Faculty award recipients
Every year, the Faculty of Community Services (FCS) celebrates the achievements of FCS community members at the Faculty Achievement Event held in April.
This year, FCS recognized four faculty members and one contract lecturer with faculty-wide awards that acknowledge exceptional collegiality and excellence in teaching, research and service. Congratulations to our 2018-19 recipients!
Janice Waddell Faculty and Staff Collegiality Award
Heather Beanlands, Associate Professor, Daphne Cockwell School of Nursing, Faculty of Community Services
Heather Beanlands is recognized for her excellence in nursing education, research and leadership at the Daphne Cockwell School of Nursing. She has contributed to a positive work environment by promoting mentorship for new faculty, support and professional accountability. Beanlands has demonstrated her commitment to collaboration within the school through her active participation on multiple committees. She has participated in activities to enhance collegiality and the overall well-being of her colleagues. She has also taken on a number of leadership positions to support the work of the school, including as program director of the Master of Nursing program, and associate director of scholarly, research and creative activities.

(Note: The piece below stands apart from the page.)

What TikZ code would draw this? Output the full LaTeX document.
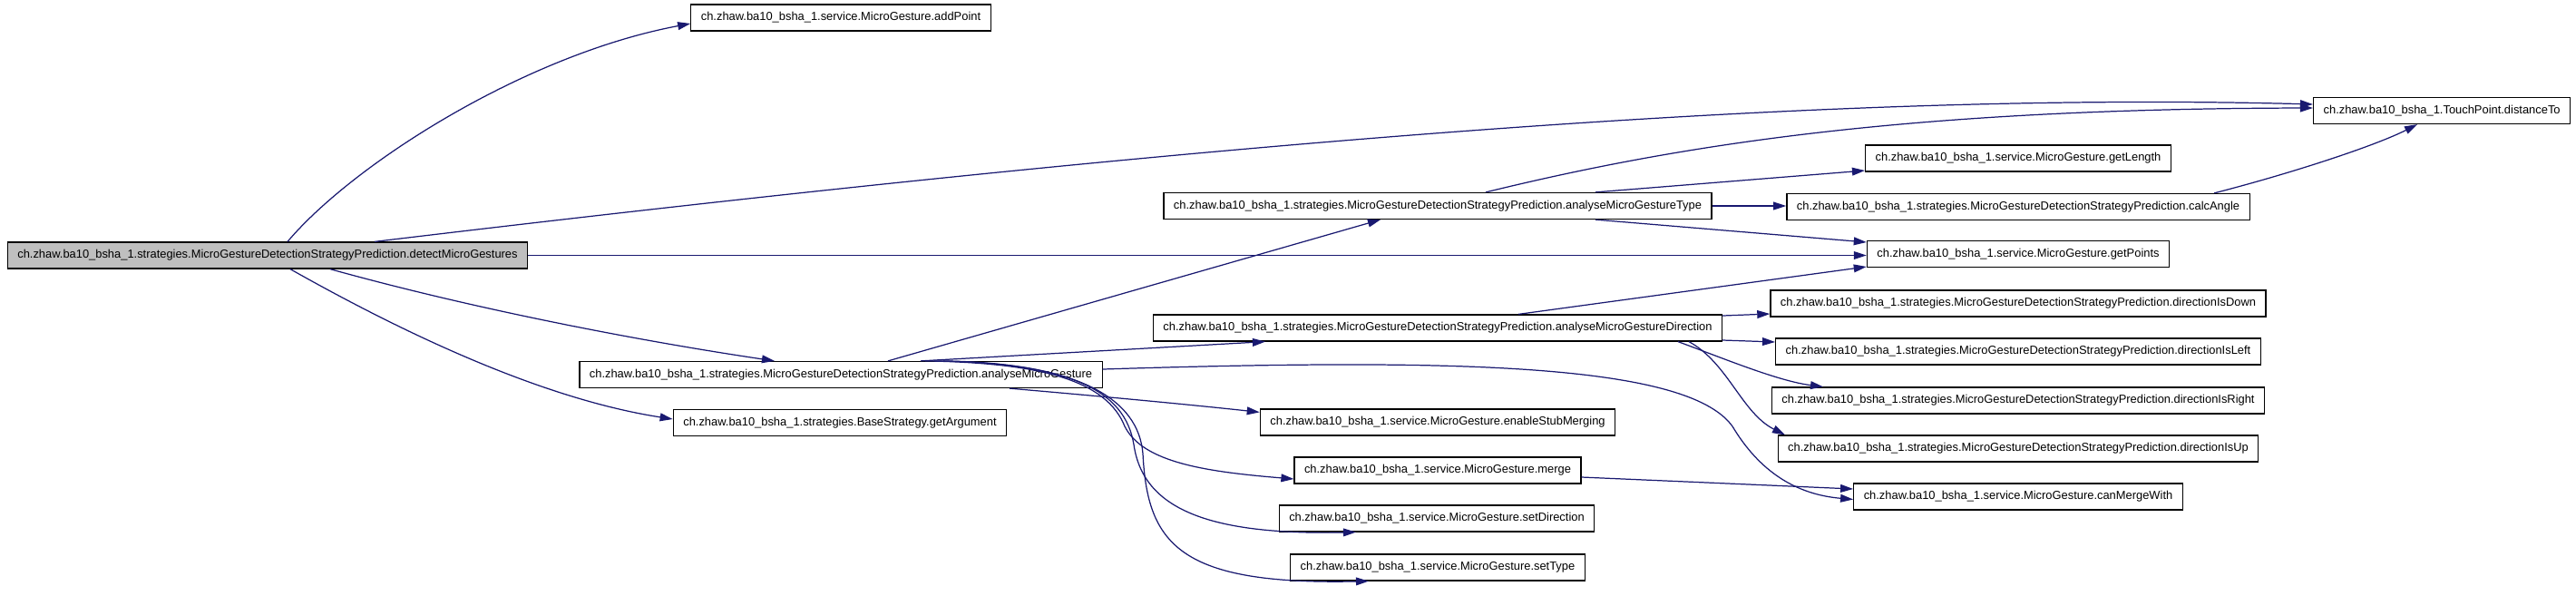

Susan Silver, Interim Director and Associate Professor, School of Social Work, Faculty of Community Services
Over the course of her career, Susan Silver has proven herself to be a tireless supporter of the School of Social Work, a strong mentor, a collaborative leader and more recently, has gone above and beyond as interim director. She has epitomized the spirit and ethos of collegiality with her warmth, humility, tenacity, and encouragement of staff and faculty. Silver has given long hours to relationship- and trust-building, to collaborative and strategic planning, as well as to the support of her team.
Sue Williams Excellence in Teaching Award
Margareth Zanchetta, Associate Professor and Associate Director, Scholarly, Research and Creative Activity, Daphne Cockwell School of Nursing, Faculty of Community Services
Margareth Zanchetta has recognized and nourished students’ potential for scholarly endeavours, and was recognized in 2017 by the Council of Ontario University Programs in Nursing with the Excellence in Teaching Award. Her students have been published with her in peer-reviewed journals, have presented at national and international conferences, and have received research grants, awards and research assistant positions. Their success has continued in their pursuit of graduate and post-graduate studies. Currently, as an associate director of scholarly, research, and creative activities, Zanchetta has instilled a new culture of scholarly learning through knowledge translation workshops involving over 200 undergraduate and graduate students, faculty and instructors.
Chelsea Jones, Contract Lecturer, School of Disability Studies, Faculty of Community Services
Chelsea Jones is an inventive instructor and a leader in online pedagogy. By positioning access at the forefront of her praxis both online and in the classroom, Jones involves students in classroom building as a launching point for their learning. She skillfully designs creative classroom strategies to keep pace with her students—part-time, distant learners who are already working in community services. She brings a decade of journalistic storytelling and her research on the development of inclusive space-making through writing to her classes, advancing the Faculty of Community Services’ approach to blending mind and action through teaching and learning.
Usha George Faculty Recognition Award
Kathryn Church, Director and Associate Professor, School of Disability Studies, Faculty of Community Services
Kathryn Church exemplifies engaged and sustained leadership, generosity of spirit, kindness, enthusiasm, and collegiality. Under her formidable leadership the School of Disability Studies has excelled in creating new scholarships and awards for students, has been recognized for its pedagogical innovation, and has supported a cadre of new scholars whose own teaching and doctoral and post-doctoral research programs are making enormous contributions to the exploding field of disability studies. Church, as administrator-in-chief, has stepped up to the challenges faced by programs organized for part-time students at a distance, and is a fierce advocate calling out administrative processes biased against them: awards whose criteria disproportionately favour full-time candidates, registration systems that require alternate processes for part-time studies, and student support services that are not available to on-line part-time students. At the same time, she epitomizes what it means to be an exceptional mentor and role model to faculty and students and a generous builder of community.